Published : 31/07/2025 08:41 PM

By Durratul Ain Ahmad Fuad & Siti Noor Afera Abu

KUALA LUMPUR, July 31 (Bernama) -- The 13th Malaysia Plan (13MP) has been crafted with the core objectives of the MADANI Economy framework at its foundation while maintaining the flexibility to navigate both domestic and external uncertainties over the next five years, said an economist.

Putra Business School Associate Professor Dr Ahmed Razman Abdul Latiff also noted that the scope of the 13MP is broader compared to the 12MP, reflecting the country’s need to stay competitive and sustainable.

A wider focus is necessary, he said, as Malaysia cannot rely on a single path, and diversifying strategies is crucial to ensure resilience in the face of both global and local challenges.

“Some of the targets are realistic whilst some are a bit ambitious, but the government monitoring system will ensure that any intervention can be made in a timely and structured manner,” he told Bernama. 

Meanwhile, economist Professor Geoffrey Williams said the overall economic contribution is in line with normal development spending.

He said the federal government’s development expenditure will be RM86 billion per year as normal.

“The government-linked investment companies’ (GLICs) spending is the same as the GEAR-uP programme and the RM12 billion per year in public-private partnerships (PPP) is in line with normal spending.

“It is essential that good governance practices are in place to ensure efficient and effective spending to cut wastage, leakages and corruption.

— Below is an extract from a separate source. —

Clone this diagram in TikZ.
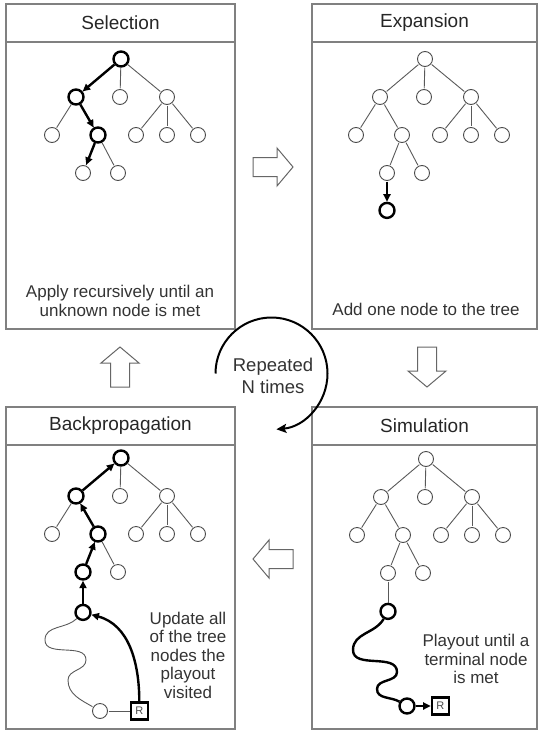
\documentclass[tikz,border=0pt]{standalone}
\usepackage{fontspec}
\setmainfont{Liberation Sans}
\usetikzlibrary{arrows.meta,positioning}

\tikzset{
  panel/.style={draw=black!50, line width=1.5pt},
  vtx/.style={circle, draw=black!70, line width=0.9pt, fill=white, minimum size=15pt, inner sep=0pt, outer sep=1.2pt},
  bvtx/.style={vtx, draw=black, line width=2.4pt},
  treeedge/.style={draw=black!65, line width=0.9pt},
  thick path/.style={line width=2.4pt, black},
  barrow/.style={thick path, -{Triangle[length=7.5pt,width=7pt]}},
  rbox/.style={rectangle, draw=black, line width=2.2pt, minimum width=17pt, minimum height=17pt, inner sep=0pt, outer sep=1.1pt, font=\fontsize{11}{11}\selectfont, text=black!70},
  blockarr/.style={draw=black!60, line width=1pt, fill=white},
  ttl/.style={font=\fontsize{19}{19}\selectfont, text=black!85},
  note/.style={font=\fontsize{17}{18.5}\selectfont, text=black!80, align=center},
  looparrow/.style={line width=2pt, -{Stealth[length=10pt,width=9pt,inset=2pt]}},
  % nodes of the path that are drawn bold
  bold sel-r/.style=bvtx, bold sel-a/.style=bvtx, bold sel-ab/.style=bvtx,
  bold back-r/.style=bvtx, bold back-a/.style=bvtx, bold back-ab/.style=bvtx, bold back-aba/.style=bvtx,
}

\begin{document}
\begin{tikzpicture}[x=1pt,y=1pt]
	\useasboundingbox (0,0) rectangle (538,-731);
	% four panels, each with the same tree
	\foreach \p/\px/\py/\w/\h/\name/\rx/\ry in {sel/6/4/229/325/Selection/121/59, exp/312/4/225/325/Expansion/425/59, back/6/407/229/322/Backpropagation/121/458, sim/312/407/225/322/Simulation/426/459}{
		\draw[panel] (\px,-\py) rectangle ++(\w,-\h);
		\draw[panel] (\px,-\py-38) -- ++(\w,0);
		\node[ttl] (\p-title) at (\px+\w/2,-\py-19) {\name};
		\begin{scope}[shift={(\rx,-\ry)}]
			\foreach \n/\x/\y in {r/0/0, a/-45/-38, b/-1/-38, c/46/-38, aa/-69/-76, ab/-23/-76, ca/15/-76, cb/46/-76, cc/77/-76, aba/-38/-114, abb/-3/-114}
				\node[vtx, bold \p-\n/.try] (\p-\n) at (\x,\y) {};
			\foreach \s/\t in {r/a, r/b, r/c, a/aa, a/ab, c/ca, c/cb, c/cc, ab/aba, ab/abb}
				\draw[treeedge] (\p-\s) -- (\p-\t);
		\end{scope}
	}
	
	% Selection
	\draw[barrow] (sel-r) -- (sel-a);
	\draw[barrow] (sel-a) -- (sel-ab);
	\draw[barrow] (sel-ab) -- (sel-aba);
	\node[note] (sel-text) at (120,-301) {Apply recursively until an\\unknown node is met};
	
	% Expansion
	\node[bvtx, below=20pt of exp-aba] (exp-new) {};
	\draw[barrow] (exp-aba) -- (exp-new);
	\node[note] (exp-text) at (426,-309) {Add one node to the tree};
	
	% Simulation
	\node[bvtx, below=21pt of sim-aba] (sim-end) {};
	\draw[treeedge] (sim-aba) -- (sim-end);
	\node[bvtx] (sim-leaf) at (407,-706) {};
	\node[rbox, right=15pt of sim-leaf] (sim-R) {R};
	\draw[thick path] (sim-end) to[out=240,in=90] (353,-650) to[out=270,in=90] (397,-672) to[out=270,in=90] (377,-689) to[out=270,in=150] (sim-leaf);
	\draw[barrow] (sim-leaf) -- (sim-R);
	\node[note] (sim-text) at (476,-659) {Playout until a\\terminal node\\is met};
	
	% Backpropagation
	\node[bvtx, below=23pt of back-aba] (back-end) {};
	\node[vtx] (back-leaf) at (100,-711) {};
	\node[rbox, right=21pt of back-leaf] (back-R) {R};
	\draw[treeedge] (back-end) to[out=225,in=90] (45,-640) to[out=270,in=90] (86,-660) to[out=270,in=90] (68,-680) to[out=270,in=150] (back-leaf);
	\draw[treeedge] (back-leaf) -- (back-R);
	\draw[barrow] (back-R) to[out=90,in=-15] (back-end);
	\draw[barrow] (back-end) -- (back-aba);
	\draw[barrow] (back-aba) -- (back-ab);
	\draw[barrow] (back-ab) -- (back-a);
	\draw[barrow] (back-a) -- (back-r);
	\node[note] (back-text) at (188,-655) {Update all\\of the tree\\nodes the\\playout\\visited};
	
	% block arrows between the steps
	\foreach \ax/\ay/\rot in {273/167/0, 427/367/-90, 273/559/180, 120/367/90}
		\draw[blockarr, shift={(\ax,-\ay)}, rotate=\rot] (-20,-9.5) -- (4,-9.5) -- (4,-19) -- (20,0) -- (4,19) -- (4,9.5) -- (-20,9.5) -- cycle;
	
	% the loop in the middle
	\coordinate (loop) at (271.5,-373.5);
	\node[note, font=\fontsize{18.5}{22}\selectfont] (rep) at (273,-376) {Repeated\\N times};
	\draw[looparrow] (loop) ++(180:56) arc[start angle=180, end angle=-85, radius=56];
\end{tikzpicture}
\end{document}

This will be the key difference to the MADANI approach compared to previous administrations,” he added. 

The 13MP, which aims to drive sustainable growth based on value creation across all sectors, involves RM611 billion in investments to ensure the success of the five-year plan, with RM430 billion being the government’s development allocation.

The funding from government-linked companies and GLICs would amount to RM120 billion to support economic growth through domestic direct investment in strategic sectors, while via the PPP method, support from the private sector stands at RM61 billion.

He said that of the RM430 billion allocation, more than half, or RM227 billion, will be channelled to the economic sector as the main pillar of the country’s growth.

Meanwhile, CIMB Investment Bank Bhd views the 13MP as a strategic blueprint prioritising fiscal consolidation while driving growth through semiconductors, artificial intelligence, clean energy, halal industry, and rare earth elements.

The investment bank said that aligned with the MADANI Economy framework and key national blueprints, the plan aims to boost Malaysia’s competitiveness and inclusivity while driving a resilient, technology-led economy over the next five years.

Furthermore, CIMB Investment Bank said the 13MP’s gross domestic product (GDP) growth expectation of 4.5 to 5.5 per cent annually is achievable given Malaysia’s economy grew by an average of 5.2 per cent during 2021-2024, supported by robust private consumption.

It said the 13MP sets a clear roadmap for structural transformation and fiscal discipline over the next five years, with a realistic growth target supported by robust private consumption and targeted investments.

“Hence, we maintain our 2025 GDP forecast at 4.3 per cent and expect the overnight policy rate to remain at 2.75 per cent till year-end,” it said.

Malaysia’s new tariff rate with the United States -- from the current 25 per cent -- is expected to be announced soon, and Budget 2026 is scheduled to be tabled on Oct 10, 2025.